Il provvedimento del giudice


Il provvedimento al quale Mazzotta era stato sottoposto è stato annullato dal giudice per le indagini preliminari del Tribunale di Milano, Anna Calabi, rilevato che «l’indagato ha offerto, nei limiti dell’incombente a cui si è sottoposto, una ricostruzione della vicenda che impone una rivalutazione delle esigenze cautelari in relazione al rischio di reiterazione dei reati, rischio che alla luce delle dichiarazioni rese e della dichiarazione prodotta non appare attuale e concreto». Revoca dei domiciliari che il Gip ha deciso anche in seguito alla disponibilità di Mazzotta a rendere interrogatorio davanti al Pm, «scelta che mostra la volontà di collaborare – si legge nell’ordinanza - in una ricostruzione più approfondita della vicenda, nonché la volontà di illustrare i rapporti con gli altri indagati, le competenze del Cean e le modalità di esecuzione degli incombenti e dei controlli che quale legale rappresentante era tenuto a svolgere».

L'inchiesta

Nelle indagini, oltre al 45enne salentino fondatore nel 2015 dell'ente bilaterale Cean, sono finiti anche due imprenditori lombardi.
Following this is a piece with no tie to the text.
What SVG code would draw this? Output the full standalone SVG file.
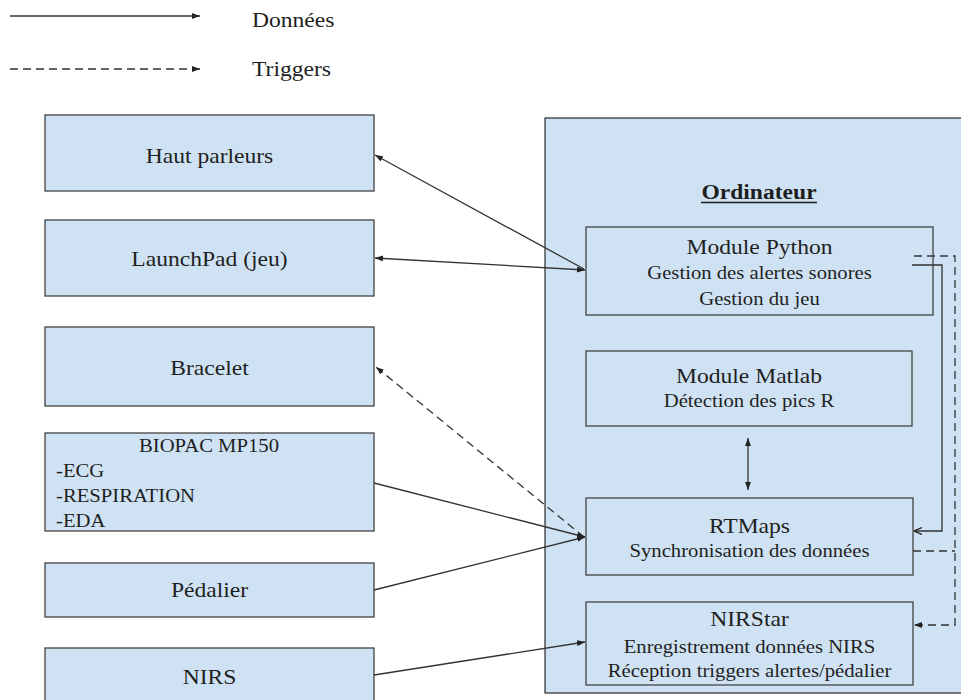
<svg xmlns="http://www.w3.org/2000/svg" width="961" height="700" viewBox="0 0 961 700">
<style>
.box{fill:#cfe2f3;stroke:#434343;stroke-width:1.3}
.outer{fill:#cfe2f3;stroke:#000;stroke-width:1}
text{font-family:"Liberation Serif",Tinos,"DejaVu Serif",serif;fill:#1f1f1f}
.t{text-anchor:middle}
.big{font-size:20.5px}
.sm{font-size:18px}
.c{fill:none;stroke:#333;stroke-width:1.3}
.d{stroke-dasharray:8 5}
</style>
<defs>
<marker id="a" viewBox="0 0 8 6" refX="8" refY="3" markerWidth="8" markerHeight="6" markerUnits="userSpaceOnUse" orient="auto-start-reverse"><path d="M0,0 L8,3 L0,6 z" fill="#222"/></marker>
<marker id="v" viewBox="0 0 8 8" refX="8" refY="4" markerWidth="8" markerHeight="8" markerUnits="userSpaceOnUse" orient="auto"><path d="M0,0.5 L8,4 L0,7.5" fill="none" stroke="#222" stroke-width="1.2"/></marker>
</defs>
<rect width="961" height="700" fill="#fff"/>

<g id="legend">
<line class="c" x1="10" y1="16" x2="200" y2="16" marker-end="url(#a)"/>
<line class="c d" x1="10" y1="69" x2="200" y2="69" marker-end="url(#a)"/>
<text class="big" font-family="Liberation Serif, serif" transform="translate(252 27) scale(1.15 1)">Données</text>
<text class="big" font-family="Liberation Serif, serif" transform="translate(252 76) scale(1.15 1)">Triggers</text>
</g>

<g id="ordinateur">
<rect class="outer" x="545" y="118" width="420" height="575"/>
<text class="t big" font-weight="bold" transform="translate(759 199) scale(1.15 1)">Ordinateur</text>
<line x1="701" y1="202.5" x2="817" y2="202.5" stroke="#1f1f1f" stroke-width="1.5"/>
</g>

<g id="haut-parleurs">
<rect class="box" x="45" y="115" width="329" height="76"/>
<text class="t big" transform="translate(209.5 163) scale(1.15 1)">Haut parleurs</text>
</g>
<g id="launchpad">
<rect class="box" x="45" y="220" width="329" height="76"/>
<text class="t big" transform="translate(209.5 266) scale(1.15 1)">LaunchPad (jeu)</text>
</g>
<g id="bracelet">
<rect class="box" x="45" y="327" width="329" height="79"/>
<text class="t big" transform="translate(209.5 375) scale(1.15 1)">Bracelet</text>
</g>
<g id="biopac">
<rect class="box" x="45" y="433" width="329" height="98"/>
<text class="t sm" transform="translate(209 452) scale(1.15 1)">BIOPAC MP150</text>
<text class="sm" transform="translate(56 477) scale(1.15 1)">-ECG</text>
<text class="sm" transform="translate(56 502) scale(1.15 1)">-RESPIRATION</text>
<text class="sm" transform="translate(56 527) scale(1.15 1)">-EDA</text>
</g>
<g id="pedalier">
<rect class="box" x="45" y="563" width="329" height="54"/>
<text class="t big" transform="translate(209.5 597) scale(1.15 1)">Pédalier</text>
</g>
<g id="nirs">
<rect class="box" x="45" y="648" width="329" height="60"/>
<text class="t big" transform="translate(209.5 684) scale(1.15 1)">NIRS</text>
</g>

<g id="python">
<rect class="box" x="586" y="227" width="347" height="88"/>
<text class="t big" transform="translate(759.5 254) scale(1.15 1)">Module Python</text>
<text class="t sm" transform="translate(759.5 279) scale(1.15 1)">Gestion des alertes sonores</text>
<text class="t sm" transform="translate(759.5 305) scale(1.15 1)">Gestion du jeu</text>
</g>
<g id="matlab">
<rect class="box" x="586" y="351" width="326" height="75"/>
<text class="t big" transform="translate(749 383) scale(1.15 1)">Module Matlab</text>
<text class="t sm" transform="translate(749 407) scale(1.15 1)">Détection des pics R</text>
</g>
<g id="rtmaps">
<rect class="box" x="586" y="498" width="327" height="77"/>
<text class="t big" transform="translate(749.5 533) scale(1.15 1)">RTMaps</text>
<text class="t sm" transform="translate(749.5 557) scale(1.15 1)">Synchronisation des données</text>
</g>
<g id="nirstar">
<rect class="box" x="586" y="602" width="327" height="83"/>
<text class="t big" transform="translate(749.5 626) scale(1.15 1)">NIRStar</text>
<text class="t sm" transform="translate(749.5 653) scale(1.15 1)">Enregistrement données NIRS</text>
<text class="t sm" transform="translate(749.5 677) scale(1.15 1)">Réception triggers alertes/pédalier</text>
</g>

<g id="connectors">
<line class="c" x1="584" y1="269" x2="375" y2="155" marker-end="url(#a)"/>
<line class="c" x1="585" y1="270" x2="375" y2="258" marker-start="url(#a)" marker-end="url(#a)"/>
<line class="c d" x1="584" y1="537" x2="376" y2="367" marker-end="url(#a)"/>
<line class="c" x1="374" y1="483" x2="585" y2="537" marker-end="url(#a)"/>
<line class="c" x1="374" y1="590" x2="585" y2="537" marker-end="url(#a)"/>
<line class="c" x1="374" y1="675" x2="585" y2="642" marker-end="url(#a)"/>
<line class="c" x1="748" y1="438" x2="748" y2="490" marker-start="url(#a)" marker-end="url(#a)"/>
<path class="c" d="M912 265 H942 V531 H914" marker-end="url(#v)"/>
<path class="c d" d="M914 256 H955 V625 H914" marker-end="url(#a)"/>
<path class="c d" d="M913 551 H955"/>
</g>
</svg>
Il meccanismo della truffa, definito dagli stessi investigatori innovativo, avrebbe funzionato così: alcune società non operative - secondo gli inquirenti create ad hoc dai tre, attraverso complici e prestanome, poco prima di mettere in atto la truffa - chiedevano all'Agenzia delle Entrate, tramite F24, versamenti a ignari fondi pensione e enti bilaterali con sede su tutto il territorio nazionale. Nessun esborso di denaro, ma una compensazione crediti di natura tributaria e previdenziale, che si sarebbero poi rivelate inesistenti: fra queste, il credito per famiglie numerose, il cosiddetto bonus Renzi. A questo punto, sempre secondo quanto ipotizzato dagli inquirenti, le stesse società chiedevano il rimborso delle somme - circa 16 milioni di euro, il presunto provento della frode - agli stessi fondi pensione ed enti bilaterali, sostenendo di aver commesso degli errori nella domanda di accredito in loro favore. Infine, per ottenere il visto di conformità sui modelli F24 necessario all'utilizzo dei crediti di compensazione, secondo quanto emerso dalle indagini, il sodalizio avrebbe usato codici fiscali di ignari professionisti, alcuni dei quali erano anche deceduti.